▶ Entries shown:
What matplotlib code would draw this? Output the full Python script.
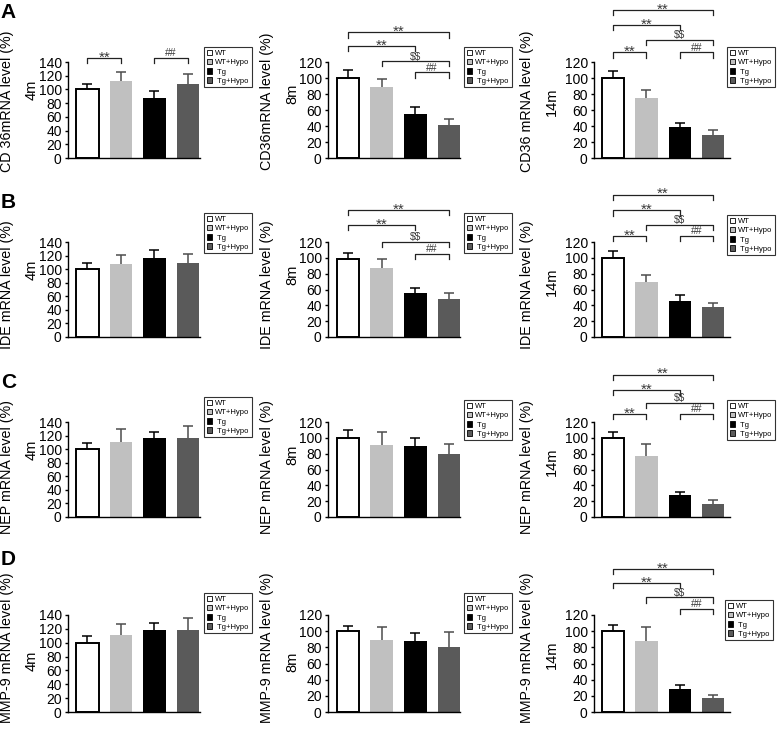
import numpy as np
import matplotlib
matplotlib.use('Agg')
import matplotlib.pyplot as plt
from matplotlib.patches import Patch

plt.rcParams['font.family'] = ['Liberation Sans', 'DejaVu Sans']
plt.rcParams['text.parse_math'] = False

groups = ['WT', 'WT+Hypo', ' Tg', ' Tg+Hypo']
ages = ['4m', '8m', '14m']
bar_colors = ['white', '#c0c0c0', 'black', '#5a5a5a']
err_colors = ['black', '#4d4d4d', 'black', '#4d4d4d']

ylabels = [
    ['CD 36mRNA level (%)', 'CD36mRNA level (%)', 'CD36 mRNA level (%)'],
    ['IDE mRNA level (%)'] * 3,
    ['NEP mRNA level (%)'] * 3,
    ['MMP-9 mRNA level (%)'] * 3,
]

# mean values (%) and error, one list per age
cd36_mean = [[100, 112, 87, 108], [100, 89, 55, 41], [100, 75, 39, 29]]
cd36_err = [[8, 13, 10, 14], [10, 10, 9, 8], [9, 10, 5, 6]]
ide_mean = [[100, 107, 117, 109], [98, 87, 56, 48], [100, 69, 46, 38]]
ide_err = [[9, 14, 11, 13], [8, 12, 6, 7], [9, 9, 7, 5]]
nep_mean = [[100, 110, 116, 116], [100, 91, 90, 80], [100, 77, 28, 17]]
nep_err = [[9, 19, 10, 18], [10, 16, 10, 12], [7, 15, 4, 4]]
mmp9_mean = [[100, 111, 118, 119], [100, 89, 88, 80], [100, 88, 29, 17]]
mmp9_err = [[9, 16, 11, 17], [7, 16, 10, 19], [8, 17, 4, 4]]

means = [cd36_mean, ide_mean, nep_mean, mmp9_mean]
errs = [cd36_err, ide_err, nep_err, mmp9_err]

# significance brackets: (bar i, bar j, height, mark)
brackets = [
    [[(0, 1, 146, '**'), (2, 3, 146, '##')],
     [(0, 3, 157, '**'), (0, 2, 140, '**'), (1, 3, 121, '$$'), (2, 3, 107, '##')],
     [(0, 3, 185, '**'), (0, 2, 166, '**'), (1, 3, 148, '$$'), (0, 1, 132, '**'), (2, 3, 132, '##')]],
    [[],
     [(0, 3, 161, '**'), (0, 2, 142, '**'), (1, 3, 120, '$$'), (2, 3, 105, '##')],
     [(0, 3, 180, '**'), (0, 2, 160, '**'), (1, 3, 142, '$$'), (0, 1, 128, '**'), (2, 3, 128, '##')]],
    [[], [],
     [(0, 3, 180, '**'), (0, 2, 161, '**'), (1, 3, 144, '$$'), (0, 1, 130, '**'), (2, 3, 130, '##')]],
    [[], [],
     [(0, 3, 177, '**'), (0, 2, 160, '**'), (1, 3, 142, '$$'), (2, 3, 128, '##')]],
]

W, H = 777, 731
fig = plt.figure(figsize=(W / 100, H / 100), dpi=100)

# layout in pixels
col_left = [68, 328, 594]
col_width = [132, 132, 136]
col_xlim = [(-0.58, 3.36), (-0.6, 3.33), (-0.57, 3.51)]
row_top = [62, 242, 422, 615]
row_bot = [158, 337, 517, 712]
legend_xy = [[(204, 47), (464, 47), (727, 47)],
             [(204, 213), (464, 213), (727, 215)],
             [(204, 397), (464, 400), (727, 400)],
             [(204, 593), (464, 593), (725, 600)]]
label_px = [6.8, 266.5, 526.5]
age_px = [31.5, 292, 552]
label_cy = [101, 285, 467, 648]
age_cy = [[90, 94, 102], [270, 275, 282], [450, 455, 462], [661, 662, 655]]
letter_y = [3, 193, 373, 550]

x = np.arange(4)
for r in range(4):
    fig.text(0.001, 1 - letter_y[r] / H, 'ABCD'[r], fontsize=15,
             fontweight='bold', ha='left', va='top')
    for c in range(3):
        left, wid = col_left[c], col_width[c]
        top, bot = row_top[r], row_bot[r]
        ax = fig.add_axes([left / W, 1 - bot / H, wid / W, (bot - top) / H])
        ymax = 140 if c == 0 else 120
        vals = means[r][c]
        ev = errs[r][c]

        ax.bar(x, vals, width=0.67, color=bar_colors,
               edgecolor=['black', 'none', 'none', 'none'],
               linewidth=[1.4, 0, 0, 0], zorder=2)
        for i in range(4):
            eb = ax.errorbar(x[i], vals[i], yerr=[[0], [ev[i]]], fmt='none',
                             ecolor=err_colors[i], elinewidth=1.1,
                             capsize=3.6, capthick=1.1, zorder=3)
            eb[1][0].set_visible(False)

        d = 0.055 * ymax
        for i, j, y, txt in brackets[r][c]:
            ax.plot([i, i, j, j], [y - d, y, y, y - d], color='#222222',
                    lw=0.9, clip_on=False)
            if txt == '**':
                ax.annotate(txt, xy=((i + j) / 2, y), xytext=(0, -2.7),
                            textcoords='offset points', ha='center',
                            va='baseline', fontsize=11, color='#3a3a3a',
                            annotation_clip=False)
            else:
                ax.annotate(txt, xy=((i + j) / 2, y), xytext=(0, 1.2),
                            textcoords='offset points', ha='center',
                            va='baseline', fontsize=7.5, color='#3a3a3a',
                            annotation_clip=False)

        ax.set_xlim(*col_xlim[c])
        ax.set_ylim(0, ymax)
        ax.set_yticks(np.arange(0, ymax + 1, 20))
        ax.set_xticks([])
        ax.spines['top'].set_visible(False)
        ax.spines['right'].set_visible(False)
        ax.spines['left'].set_linewidth(1)
        ax.spines['bottom'].set_linewidth(1)
        ax.tick_params(axis='y', labelsize=10, length=2.5, width=1, pad=2)

        ax.set_ylabel(ylabels[r][c], fontsize=10.3, va='center')
        ax.yaxis.set_label_coords((label_px[c] - left) / wid,
                                  (bot - label_cy[r]) / (bot - top))
        fig.text(age_px[c] / W, 1 - age_cy[r][c] / H, ages[c], fontsize=10.5,
                 rotation=90, ha='center', va='center', rotation_mode='anchor')

        handles = [Patch(facecolor=bar_colors[k], edgecolor='black',
                         linewidth=0.6) for k in range(4)]
        lx, ly = legend_xy[r][c]
        leg = ax.legend(handles, groups, loc='upper left',
                        bbox_to_anchor=(lx / W, 1 - ly / H),
                        bbox_transform=fig.transFigure, fontsize=5.5,
                        frameon=True, fancybox=False, edgecolor='black',
                        borderpad=0.35, labelspacing=0.25, handlelength=0.7,
                        handleheight=0.7, handletextpad=0.4, borderaxespad=0)
        leg.get_frame().set_linewidth(0.8)

fig.savefig('out.png', dpi=100)
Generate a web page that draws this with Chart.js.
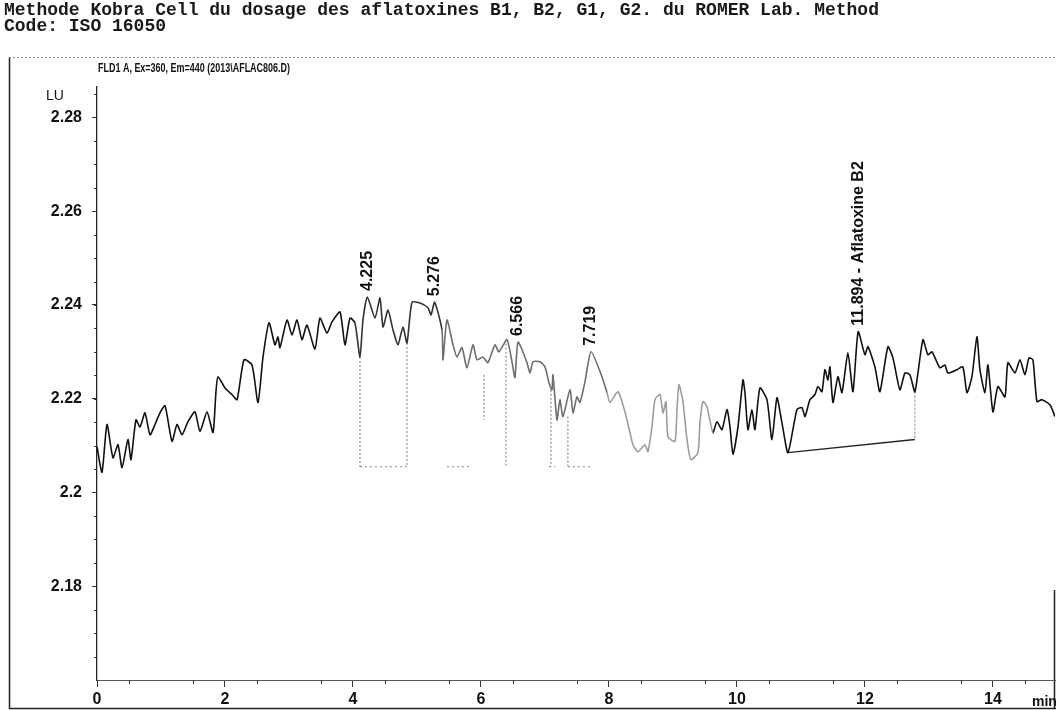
<!DOCTYPE html>
<html>
<head>
<meta charset="utf-8">
<title>Chromatogramme FLD1 A</title>
<script src="https://cdn.jsdelivr.net/npm/chart.js@4.4.1/dist/chart.umd.min.js"></script>
<style>
  html, body { margin: 0; padding: 0; background: #fff; }
  #wrap { position: relative; width: 1056px; height: 710px; }
</style>
</head>
<body>
<div id="wrap"><canvas id="chromChart"></canvas></div>
<script>
// retention time (min) and detector signal (LU)
const times = [0, 0.078, 0.156, 0.25, 0.328, 0.391, 0.484, 0.531, 0.609, 0.672,
    0.75, 0.828, 0.906, 0.984, 1.063, 1.172, 1.25, 1.328, 1.422, 1.531,
    1.609, 1.719, 1.813, 1.859, 1.891, 2.0, 2.109, 2.188, 2.297, 2.422,
    2.516, 2.594, 2.688, 2.781, 2.828, 2.859, 2.969, 3.047, 3.125, 3.203,
    3.281, 3.406, 3.484, 3.594, 3.672, 3.797, 3.875, 3.953, 4.031, 4.109,
    4.156, 4.225, 4.344, 4.422, 4.469, 4.547, 4.625, 4.703, 4.781, 4.844,
    4.922, 5.047, 5.172, 5.22, 5.276, 5.391, 5.406, 5.469, 5.563, 5.625,
    5.703, 5.781, 5.875, 5.938, 6.031, 6.109, 6.219, 6.281, 6.406, 6.484,
    6.531, 6.58, 6.719, 6.766, 6.813, 6.922, 7.0, 7.063, 7.109, 7.125,
    7.188, 7.234, 7.281, 7.391, 7.438, 7.5, 7.547, 7.625, 7.72, 7.891,
    7.969, 8.016, 8.141, 8.25, 8.328, 8.375, 8.453, 8.563, 8.609, 8.672,
    8.719, 8.797, 8.844, 8.891, 8.922, 9.031, 9.063, 9.094, 9.156, 9.219,
    9.281, 9.391, 9.422, 9.469, 9.531, 9.625, 9.688, 9.766, 9.844, 9.891,
    9.938, 10.016, 10.094, 10.125, 10.172, 10.234, 10.281, 10.359, 10.469, 10.547,
    10.625, 10.703, 10.797, 10.938, 11.016, 11.063, 11.141, 11.219, 11.266, 11.328,
    11.375, 11.422, 11.453, 11.5, 11.578, 11.641, 11.734, 11.813, 11.894, 12.0,
    12.047, 12.156, 12.234, 12.359, 12.438, 12.547, 12.625, 12.703, 12.781, 12.906,
    12.984, 13.047, 13.172, 13.25, 13.297, 13.438, 13.531, 13.594, 13.672, 13.75,
    13.797, 13.875, 13.922, 14.0, 14.078, 14.188, 14.234, 14.344, 14.422, 14.5,
    14.563, 14.625, 14.688, 14.766, 14.891, 14.969];

const lu = [2.2098, 2.2043, 2.2145, 2.2074, 2.2102, 2.2053, 2.2113, 2.2070, 2.2155, 2.2140,
    2.2170, 2.2123, 2.2145, 2.2170, 2.2185, 2.2109, 2.2145, 2.2123, 2.2151, 2.2172,
    2.2130, 2.2172, 2.2128, 2.2215, 2.2247, 2.2223, 2.2209, 2.2198, 2.2283, 2.2272,
    2.2192, 2.2289, 2.2362, 2.2315, 2.2332, 2.2309, 2.2368, 2.2336, 2.2368, 2.2326,
    2.2357, 2.2306, 2.2372, 2.2340, 2.2364, 2.2385, 2.2315, 2.2372, 2.2362, 2.2289,
    2.2368, 2.2417, 2.2372, 2.2415, 2.2353, 2.2389, 2.2347, 2.2315, 2.2353, 2.2319,
    2.2406, 2.2404, 2.2394, 2.2379, 2.2406, 2.2347, 2.2283, 2.2368, 2.2315, 2.2289,
    2.2309, 2.2266, 2.2315, 2.2283, 2.2289, 2.2277, 2.2315, 2.2300, 2.2326, 2.2279,
    2.2245, 2.2321, 2.2277, 2.2255, 2.2279, 2.2279, 2.2268, 2.2234, 2.2219, 2.2251,
    2.2155, 2.2198, 2.2162, 2.2219, 2.2170, 2.2204, 2.2192, 2.2236, 2.2300, 2.2247,
    2.2213, 2.2192, 2.2215, 2.2172, 2.2128, 2.2102, 2.2087, 2.2102, 2.2087, 2.2140,
    2.2198, 2.2209, 2.2170, 2.2194, 2.2119, 2.2109, 2.2177, 2.2230, 2.2194, 2.2113,
    2.2070, 2.2085, 2.2149, 2.2194, 2.2183, 2.2128, 2.2151, 2.2134, 2.2177, 2.2140,
    2.2081, 2.2140, 2.2240, 2.2213, 2.2134, 2.2177, 2.2134, 2.2223, 2.2198, 2.2113,
    2.2202, 2.2149, 2.2085, 2.2177, 2.2181, 2.2162, 2.2198, 2.2209, 2.2226, 2.2215,
    2.2262, 2.2240, 2.2268, 2.2192, 2.2247, 2.2213, 2.2298, 2.2215, 2.2343, 2.2294,
    2.2311, 2.2268, 2.2215, 2.2311, 2.2287, 2.2219, 2.2255, 2.2251, 2.2215, 2.2326,
    2.2294, 2.2300, 2.2266, 2.2272, 2.2255, 2.2262, 2.2268, 2.2213, 2.2247, 2.2332,
    2.2262, 2.2213, 2.2272, 2.2172, 2.2226, 2.2204, 2.2277, 2.2255, 2.2283, 2.2251,
    2.2287, 2.2283, 2.2194, 2.2198, 2.2187, 2.2162];

// integrated peaks
const peakTimes = [4.225, 5.276, 6.566, 7.719, 11.894];
const peakLabels = ['4.225', '5.276', '6.566', '7.719', '11.894 - Aflatoxine B2'];

// integration baselines (start / end) and peak separators
const baseStartT = [4.109, 5.469, 7.063, 7.359, 10.797];
const baseStartV = [2.2055, 2.2055, 2.2055, 2.2055, 2.2085];
const baseEndT = [4.844, 5.828, 7.16, 7.703, 12.781];
const baseEndV = [2.2055, 2.2055, 2.2055, 2.2055, 2.2113];
const dropT = [4.109, 4.844, 6.047, 6.391, 7.094, 7.359, 12.781];
const dropTop = [2.2289, 2.2319, 2.2251, 2.2326, 2.2219, 2.2162, 2.2215];
const dropBottom = [2.2055, 2.2055, 2.2155, 2.2055, 2.2055, 2.2055, 2.2113];

const yTicks = [2.18, 2.2, 2.22, 2.24, 2.26, 2.28];
const xTicks = [0, 2, 4, 6, 8, 10, 12, 14];

const titleLines = ['Methode Kobra Cell du dosage des aflatoxines B1, B2, G1, G2. du ROMER Lab. Method',
    'Code: ISO 16050'];
const signalName = 'FLD1 A, Ex=360, Em=440 (2013\\AFLAC806.D)';

document.addEventListener("DOMContentLoaded", function () {

    const trace = times.map((t, i) => ({ x: t, y: lu[i] }));

    // short straight pieces separated by nulls so they do not join up
    const mainBase = [];
    const smallBase = [];
    baseStartT.forEach((t, i) => {
        const target = i === baseStartT.length - 1 ? mainBase : smallBase;
        target.push({ x: t, y: baseStartV[i] }, { x: baseEndT[i], y: baseEndV[i] }, { x: baseEndT[i], y: null });
    });
    const drops = [];
    dropT.forEach((t, i) => {
        drops.push({ x: t, y: dropTop[i] }, { x: t, y: dropBottom[i] }, { x: t, y: null });
    });

    // printout is faint in the middle of the run
    function traceColor(ctx) {
        const t = ctx.p0.parsed.x;
        if (t >= 7.9 && t < 9.6) return '#9c9c9c';
        if (t >= 5.35 && t < 7.9) return '#6e6e6e';
        if (t >= 4.0 && t < 5.35) return '#333';
        return '#111';
    }

    const decor = {
        id: 'decor',
        beforeDraw(chart) {
            const c = chart.ctx;
            c.save();
            c.fillStyle = '#fff';
            c.fillRect(0, 0, chart.width, chart.height);

            c.fillStyle = '#1a1a1a';
            c.font = 'bold 18px "Liberation Mono", "DejaVu Sans Mono", monospace';
            c.textBaseline = 'alphabetic';
            c.fillText(titleLines[0], 4, 15);
            c.fillText(titleLines[1], 4, 31);

            // frame of the printout
            c.strokeStyle = '#222';
            c.lineWidth = 1.5;
            c.beginPath();
            c.moveTo(9.5, 57);
            c.lineTo(9.5, 708.5);
            c.lineTo(1056, 708.5);
            c.moveTo(1054.5, 590);
            c.lineTo(1054.5, 708.5);
            c.stroke();
            c.strokeStyle = '#888';
            c.lineWidth = 1;
            c.setLineDash([2, 2]);
            c.beginPath();
            c.moveTo(9, 57.5);
            c.lineTo(1056, 57.5);
            c.stroke();
            c.setLineDash([]);

            // signal description, squeezed like the printer font
            c.fillStyle = '#111';
            c.font = 'bold 13px "Liberation Sans", Arial, sans-serif';
            const w = c.measureText(signalName).width;
            c.save();
            c.translate(98, 72);
            c.scale(192 / w, 1);
            c.fillText(signalName, 0, 0);
            c.restore();

            c.font = '14px "Liberation Sans", Arial, sans-serif';
            c.fillText('LU', 46, 100);
            c.restore();
        },
        afterDraw(chart) {
            const c = chart.ctx;
            const xs = chart.scales.x;
            const ys = chart.scales.y;
            c.save();
            c.strokeStyle = '#333';
            c.lineWidth = 1;
            c.beginPath();
            for (let v = 2.165; v < 2.286; v += 0.005) {
                const py = Math.round(ys.getPixelForValue(v)) + 0.5;
                c.moveTo(xs.left - 3, py);
                c.lineTo(xs.left, py);
            }
            for (let t = 0.5; t < 14.97; t += 1) {
                const px = Math.round(xs.getPixelForValue(t)) + 0.5;
                c.moveTo(px, ys.bottom);
                c.lineTo(px, ys.bottom + 4);
            }
            c.stroke();

            c.fillStyle = '#111';
            c.font = 'bold 14px "Liberation Sans", Arial, sans-serif';
            c.textBaseline = 'alphabetic';
            c.fillText('min', 1032, 706);

            // rotated retention time labels above each peak
            c.font = 'bold 16px "Liberation Sans", Arial, sans-serif';
            c.textAlign = 'left';
            c.textBaseline = 'middle';
            peakTimes.forEach((pt, i) => {
                let top = -Infinity;
                times.forEach((t, j) => {
                    if (Math.abs(t - pt) <= 0.08 && lu[j] > top) top = lu[j];
                });
                const px = xs.getPixelForValue(pt);
                const py = ys.getPixelForValue(top) - 6;
                c.save();
                c.translate(px, py);
                c.rotate(-Math.PI / 2);
                c.fillText(peakLabels[i], 0, 0);
                c.restore();
            });
            c.restore();
        }
    };

    const ctx = document.getElementById('chromChart').getContext('2d');
    new Chart(ctx, {
        type: 'line',
        data: {
            datasets: [{
                label: 'FLD1 A',
                data: trace,
                borderColor: '#111',
                borderWidth: 1.6,
                pointRadius: 0,
                tension: 0.2,
                segment: { borderColor: traceColor }
            }, {
                label: 'baseline',
                data: mainBase,
                borderColor: '#222',
                borderWidth: 1.3,
                pointRadius: 0,
                spanGaps: false
            }, {
                label: 'baseline small',
                data: smallBase,
                borderColor: '#888',
                borderWidth: 1,
                borderDash: [2, 3],
                pointRadius: 0,
                spanGaps: false
            }, {
                label: 'drops',
                data: drops,
                borderColor: '#777',
                borderWidth: 1,
                borderDash: [2, 2],
                pointRadius: 0,
                spanGaps: false
            }]
        },
        options: {
            responsive: true,
            maintainAspectRatio: false,
            animation: false,
            layout: { padding: { top: 87, right: 1, bottom: 0, left: 0 } },
            plugins: {
                legend: { display: false },
                tooltip: { enabled: false }
            },
            scales: {
                x: {
                    type: 'linear',
                    min: 0,
                    max: 14.97,
                    afterFit: s => { s.height = 30; },
                    afterBuildTicks: s => { s.ticks = xTicks.map(v => ({ value: v })); },
                    border: { color: '#555', width: 1, dash: [3, 1] },
                    grid: { drawOnChartArea: false, tickLength: 7, color: '#333' },
                    ticks: {
                        padding: 3,
                        maxRotation: 0,
                        color: '#111',
                        font: { family: '"Liberation Sans", Arial, sans-serif', size: 16, weight: 'bold' },
                        callback: v => String(v)
                    }
                },
                y: {
                    min: 2.16,
                    max: 2.2865,
                    afterFit: s => { s.width = 97; },
                    afterBuildTicks: s => { s.ticks = yTicks.map(v => ({ value: v })); },
                    border: { color: '#222', width: 1.3 },
                    grid: { drawOnChartArea: false, tickLength: 5, color: '#333' },
                    ticks: {
                        padding: 10,
                        color: '#111',
                        font: { family: '"Liberation Sans", Arial, sans-serif', size: 16, weight: 'bold' },
                        callback: v => String(Number(v.toFixed(2)))
                    }
                }
            }
        },
        plugins: [decor]
    });
});
</script>
</body>
</html>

▶ Your task: From the first line of the entries above down to the line holding "plt.rcParams['text.parse_math'] = False", quote each line exactly and nothing else, skipping pictures.

▶ Exercise answer:
What matplotlib code would draw this? Output the full Python script.
import numpy as np
import matplotlib
matplotlib.use('Agg')
import matplotlib.pyplot as plt
from matplotlib.patches import Patch

plt.rcParams['font.family'] = ['Liberation Sans', 'DejaVu Sans']
plt.rcParams['text.parse_math'] = False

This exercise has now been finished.